LOS ANGELES —Travel around East and Southeast Asia enough and you’ll invariably come across at least one big Buddha. Cut from stone or marble or any other substantive material, they dominate the room with their presence.
Clicking through Spoon & Tamago recently, I came across the work of Kobe-based sculptor Yuji Honbori. The artist makes stunning Buddha installations out of cardboard material on its way to the dumpster:
Honbori has always been interested in recycled materials, but not in a devotional way. He got his start making large-scale sculptures out of wood from demolished houses. But it wasn’t until 8 years ago when he was working with wood from a demolished temple that he got the idea. And since then he’s been fascinated with how one man’s trash can be another man’s treasure.

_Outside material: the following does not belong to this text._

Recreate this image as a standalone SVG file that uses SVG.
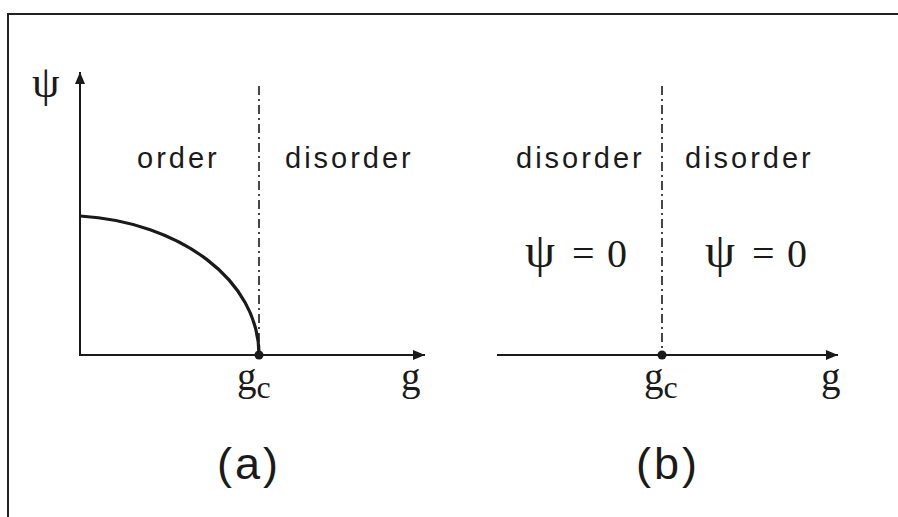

It got me thinking about Zhang Huan’s famous Berlin Buddha, composed entirely of ash and designed to fall apart as more and more visitors pass through:
This aluminium sculpture is the first component of Berlin Buddha. The second component is an ash Buddha made by casting dry ash to the interior of the aluminium sculpture. These two sculptures will be installed facing each other. As time goes by, the environment will affect the work, as the floor will tremble with movement, ash Buddha will also change and fall into piece.
It’s interesting to think about how art is moving toward repurposing materials rather than using new ones. The image of the Buddha, whose teachings often hinge on the idea of impermanence, is a fitting one for exploring materials that once belonged to something else and are being transformed into another.